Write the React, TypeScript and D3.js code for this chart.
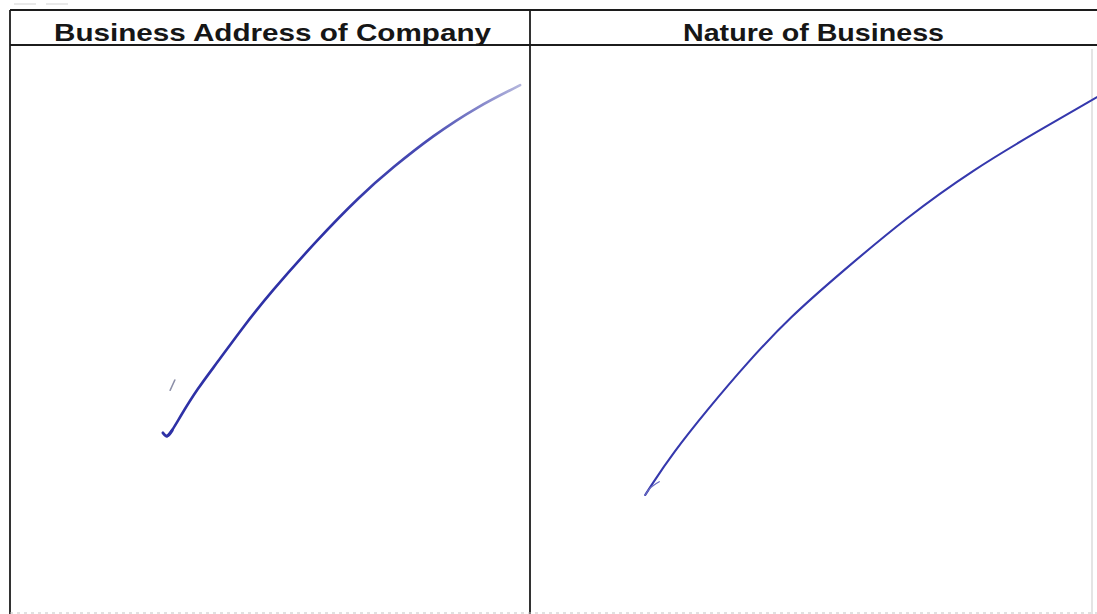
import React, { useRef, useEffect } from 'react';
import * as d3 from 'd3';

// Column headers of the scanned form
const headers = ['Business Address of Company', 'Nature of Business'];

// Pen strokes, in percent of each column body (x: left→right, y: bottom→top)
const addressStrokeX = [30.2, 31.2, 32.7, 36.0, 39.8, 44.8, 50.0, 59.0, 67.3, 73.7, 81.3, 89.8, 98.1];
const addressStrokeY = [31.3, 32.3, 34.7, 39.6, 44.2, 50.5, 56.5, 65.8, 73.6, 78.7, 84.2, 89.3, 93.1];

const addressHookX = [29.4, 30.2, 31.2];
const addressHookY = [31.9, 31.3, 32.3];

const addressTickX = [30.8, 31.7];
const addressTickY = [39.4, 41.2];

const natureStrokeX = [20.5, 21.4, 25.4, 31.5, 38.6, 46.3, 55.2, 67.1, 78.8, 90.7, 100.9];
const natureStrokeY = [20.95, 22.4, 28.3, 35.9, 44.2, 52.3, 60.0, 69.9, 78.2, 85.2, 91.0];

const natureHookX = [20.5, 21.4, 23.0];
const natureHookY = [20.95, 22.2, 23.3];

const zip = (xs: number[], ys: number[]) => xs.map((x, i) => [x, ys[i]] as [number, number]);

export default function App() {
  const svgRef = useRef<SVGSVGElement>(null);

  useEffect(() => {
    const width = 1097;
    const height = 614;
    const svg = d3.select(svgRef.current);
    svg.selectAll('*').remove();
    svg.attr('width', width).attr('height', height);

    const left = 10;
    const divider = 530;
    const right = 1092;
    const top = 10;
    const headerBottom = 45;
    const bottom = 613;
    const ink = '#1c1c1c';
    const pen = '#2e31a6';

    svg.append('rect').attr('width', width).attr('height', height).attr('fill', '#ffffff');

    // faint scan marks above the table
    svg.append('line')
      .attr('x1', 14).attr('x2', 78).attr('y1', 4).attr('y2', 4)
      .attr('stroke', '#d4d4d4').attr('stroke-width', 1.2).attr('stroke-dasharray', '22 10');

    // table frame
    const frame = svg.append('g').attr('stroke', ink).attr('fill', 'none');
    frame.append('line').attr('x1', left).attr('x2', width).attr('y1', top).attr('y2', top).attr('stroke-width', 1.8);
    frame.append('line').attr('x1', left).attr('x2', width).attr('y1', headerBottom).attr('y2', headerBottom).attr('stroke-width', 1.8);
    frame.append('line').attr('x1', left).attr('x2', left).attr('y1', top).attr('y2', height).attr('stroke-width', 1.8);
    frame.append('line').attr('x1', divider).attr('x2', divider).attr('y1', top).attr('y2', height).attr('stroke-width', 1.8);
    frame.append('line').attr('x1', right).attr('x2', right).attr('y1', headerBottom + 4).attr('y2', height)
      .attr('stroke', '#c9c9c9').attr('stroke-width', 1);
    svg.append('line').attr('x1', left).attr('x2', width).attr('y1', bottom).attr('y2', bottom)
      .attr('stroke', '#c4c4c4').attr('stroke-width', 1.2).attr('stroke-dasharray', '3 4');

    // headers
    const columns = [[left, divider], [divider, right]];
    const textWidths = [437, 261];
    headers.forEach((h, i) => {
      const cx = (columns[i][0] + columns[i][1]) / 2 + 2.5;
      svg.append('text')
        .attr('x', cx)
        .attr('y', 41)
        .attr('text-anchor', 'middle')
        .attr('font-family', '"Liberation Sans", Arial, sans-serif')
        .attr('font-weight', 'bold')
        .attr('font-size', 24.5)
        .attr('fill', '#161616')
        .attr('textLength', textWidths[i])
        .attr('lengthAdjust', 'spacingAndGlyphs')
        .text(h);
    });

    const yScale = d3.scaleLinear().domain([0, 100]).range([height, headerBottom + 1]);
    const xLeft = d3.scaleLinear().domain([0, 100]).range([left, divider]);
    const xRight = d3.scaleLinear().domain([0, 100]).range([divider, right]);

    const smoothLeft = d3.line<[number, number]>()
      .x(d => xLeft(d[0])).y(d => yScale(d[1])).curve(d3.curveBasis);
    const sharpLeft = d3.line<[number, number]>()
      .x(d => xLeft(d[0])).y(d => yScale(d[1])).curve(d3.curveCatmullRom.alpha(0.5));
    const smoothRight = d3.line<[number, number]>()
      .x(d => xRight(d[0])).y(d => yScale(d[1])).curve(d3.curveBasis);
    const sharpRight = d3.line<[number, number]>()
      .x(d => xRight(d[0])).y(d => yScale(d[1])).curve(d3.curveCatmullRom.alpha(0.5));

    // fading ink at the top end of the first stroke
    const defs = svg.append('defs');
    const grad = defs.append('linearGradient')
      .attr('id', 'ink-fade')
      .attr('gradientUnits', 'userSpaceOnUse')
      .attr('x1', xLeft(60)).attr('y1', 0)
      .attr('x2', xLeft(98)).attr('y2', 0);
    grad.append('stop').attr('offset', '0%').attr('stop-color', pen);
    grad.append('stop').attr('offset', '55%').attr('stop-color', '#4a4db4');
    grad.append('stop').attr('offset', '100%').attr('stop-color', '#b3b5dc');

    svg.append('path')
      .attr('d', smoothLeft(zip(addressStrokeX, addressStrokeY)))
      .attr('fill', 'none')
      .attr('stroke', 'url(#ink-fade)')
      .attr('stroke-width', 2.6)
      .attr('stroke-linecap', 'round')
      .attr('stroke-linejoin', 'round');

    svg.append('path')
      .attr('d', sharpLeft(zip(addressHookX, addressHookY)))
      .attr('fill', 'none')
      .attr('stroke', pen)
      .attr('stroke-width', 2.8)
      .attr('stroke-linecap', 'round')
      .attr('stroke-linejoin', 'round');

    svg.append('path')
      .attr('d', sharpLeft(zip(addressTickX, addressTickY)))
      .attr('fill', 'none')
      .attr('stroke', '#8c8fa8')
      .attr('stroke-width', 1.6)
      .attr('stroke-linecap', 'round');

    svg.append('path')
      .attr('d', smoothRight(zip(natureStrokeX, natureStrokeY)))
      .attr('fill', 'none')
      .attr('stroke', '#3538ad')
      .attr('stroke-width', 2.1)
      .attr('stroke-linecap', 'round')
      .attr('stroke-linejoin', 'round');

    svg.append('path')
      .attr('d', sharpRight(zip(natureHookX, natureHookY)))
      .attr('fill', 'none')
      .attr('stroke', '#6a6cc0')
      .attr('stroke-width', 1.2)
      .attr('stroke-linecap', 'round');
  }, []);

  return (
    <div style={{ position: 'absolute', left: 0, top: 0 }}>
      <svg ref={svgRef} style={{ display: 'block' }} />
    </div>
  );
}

-*-

## SHORT TASK
The data above should be repeated exactly, minus any pictures.

## EXERCISE OUTPUT
Write the React, TypeScript and D3.js code for this chart.
import React, { useRef, useEffect } from 'react';
import * as d3 from 'd3';

// Column headers of the scanned form
const headers = ['Business Address of Company', 'Nature of Business'];

// Pen strokes, in percent of each column body (x: left→right, y: bottom→top)
const addressStrokeX = [30.2, 31.2, 32.7, 36.0, 39.8, 44.8, 50.0, 59.0, 67.3, 73.7, 81.3, 89.8, 98.1];
const addressStrokeY = [31.3, 32.3, 34.7, 39.6, 44.2, 50.5, 56.5, 65.8, 73.6, 78.7, 84.2, 89.3, 93.1];

const addressHookX = [29.4, 30.2, 31.2];
const addressHookY = [31.9, 31.3, 32.3];

const addressTickX = [30.8, 31.7];
const addressTickY = [39.4, 41.2];

const natureStrokeX = [20.5, 21.4, 25.4, 31.5, 38.6, 46.3, 55.2, 67.1, 78.8, 90.7, 100.9];
const natureStrokeY = [20.95, 22.4, 28.3, 35.9, 44.2, 52.3, 60.0, 69.9, 78.2, 85.2, 91.0];

const natureHookX = [20.5, 21.4, 23.0];
const natureHookY = [20.95, 22.2, 23.3];

const zip = (xs: number[], ys: number[]) => xs.map((x, i) => [x, ys[i]] as [number, number]);

export default function App() {
  const svgRef = useRef<SVGSVGElement>(null);

  useEffect(() => {
    const width = 1097;
    const height = 614;
    const svg = d3.select(svgRef.current);
    svg.selectAll('*').remove();
    svg.attr('width', width).attr('height', height);

    const left = 10;
    const divider = 530;
    const right = 1092;
    const top = 10;
    const headerBottom = 45;
    const bottom = 613;
    const ink = '#1c1c1c';
    const pen = '#2e31a6';

    svg.append('rect').attr('width', width).attr('height', height).attr('fill', '#ffffff');

    // faint scan marks above the table
    svg.append('line')
      .attr('x1', 14).attr('x2', 78).attr('y1', 4).attr('y2', 4)
      .attr('stroke', '#d4d4d4').attr('stroke-width', 1.2).attr('stroke-dasharray', '22 10');

    // table frame
    const frame = svg.append('g').attr('stroke', ink).attr('fill', 'none');
    frame.append('line').attr('x1', left).attr('x2', width).attr('y1', top).attr('y2', top).attr('stroke-width', 1.8);
    frame.append('line').attr('x1', left).attr('x2', width).attr('y1', headerBottom).attr('y2', headerBottom).attr('stroke-width', 1.8);
    frame.append('line').attr('x1', left).attr('x2', left).attr('y1', top).attr('y2', height).attr('stroke-width', 1.8);
    frame.append('line').attr('x1', divider).attr('x2', divider).attr('y1', top).attr('y2', height).attr('stroke-width', 1.8);
    frame.append('line').attr('x1', right).attr('x2', right).attr('y1', headerBottom + 4).attr('y2', height)
      .attr('stroke', '#c9c9c9').attr('stroke-width', 1);
    svg.append('line').attr('x1', left).attr('x2', width).attr('y1', bottom).attr('y2', bottom)
      .attr('stroke', '#c4c4c4').attr('stroke-width', 1.2).attr('stroke-dasharray', '3 4');

    // headers
    const columns = [[left, divider], [divider, right]];
    const textWidths = [437, 261];
    headers.forEach((h, i) => {
      const cx = (columns[i][0] + columns[i][1]) / 2 + 2.5;
      svg.append('text')
        .attr('x', cx)
        .attr('y', 41)
        .attr('text-anchor', 'middle')
        .attr('font-family', '"Liberation Sans", Arial, sans-serif')
        .attr('font-weight', 'bold')
        .attr('font-size', 24.5)
        .attr('fill', '#161616')
        .attr('textLength', textWidths[i])
        .attr('lengthAdjust', 'spacingAndGlyphs')
        .text(h);
    });

    const yScale = d3.scaleLinear().domain([0, 100]).range([height, headerBottom + 1]);
    const xLeft = d3.scaleLinear().domain([0, 100]).range([left, divider]);
    const xRight = d3.scaleLinear().domain([0, 100]).range([divider, right]);

    const smoothLeft = d3.line<[number, number]>()
      .x(d => xLeft(d[0])).y(d => yScale(d[1])).curve(d3.curveBasis);
    const sharpLeft = d3.line<[number, number]>()
      .x(d => xLeft(d[0])).y(d => yScale(d[1])).curve(d3.curveCatmullRom.alpha(0.5));
    const smoothRight = d3.line<[number, number]>()
      .x(d => xRight(d[0])).y(d => yScale(d[1])).curve(d3.curveBasis);
    const sharpRight = d3.line<[number, number]>()
      .x(d => xRight(d[0])).y(d => yScale(d[1])).curve(d3.curveCatmullRom.alpha(0.5));

    // fading ink at the top end of the first stroke
    const defs = svg.append('defs');
    const grad = defs.append('linearGradient')
      .attr('id', 'ink-fade')
      .attr('gradientUnits', 'userSpaceOnUse')
      .attr('x1', xLeft(60)).attr('y1', 0)
      .attr('x2', xLeft(98)).attr('y2', 0);
    grad.append('stop').attr('offset', '0%').attr('stop-color', pen);
    grad.append('stop').attr('offset', '55%').attr('stop-color', '#4a4db4');
    grad.append('stop').attr('offset', '100%').attr('stop-color', '#b3b5dc');

    svg.append('path')
      .attr('d', smoothLeft(zip(addressStrokeX, addressStrokeY)))
      .attr('fill', 'none')
      .attr('stroke', 'url(#ink-fade)')
      .attr('stroke-width', 2.6)
      .attr('stroke-linecap', 'round')
      .attr('stroke-linejoin', 'round');

    svg.append('path')
      .attr('d', sharpLeft(zip(addressHookX, addressHookY)))
      .attr('fill', 'none')
      .attr('stroke', pen)
      .attr('stroke-width', 2.8)
      .attr('stroke-linecap', 'round')
      .attr('stroke-linejoin', 'round');

    svg.append('path')
      .attr('d', sharpLeft(zip(addressTickX, addressTickY)))
      .attr('fill', 'none')
      .attr('stroke', '#8c8fa8')
      .attr('stroke-width', 1.6)
      .attr('stroke-linecap', 'round');

    svg.append('path')
      .attr('d', smoothRight(zip(natureStrokeX, natureStrokeY)))
      .attr('fill', 'none')
      .attr('stroke', '#3538ad')
      .attr('stroke-width', 2.1)
      .attr('stroke-linecap', 'round')
      .attr('stroke-linejoin', 'round');

    svg.append('path')
      .attr('d', sharpRight(zip(natureHookX, natureHookY)))
      .attr('fill', 'none')
      .attr('stroke', '#6a6cc0')
      .attr('stroke-width', 1.2)
      .attr('stroke-linecap', 'round');
  }, []);

  return (
    <div style={{ position: 'absolute', left: 0, top: 0 }}>
      <svg ref={svgRef} style={{ display: 'block' }} />
    </div>
  );
}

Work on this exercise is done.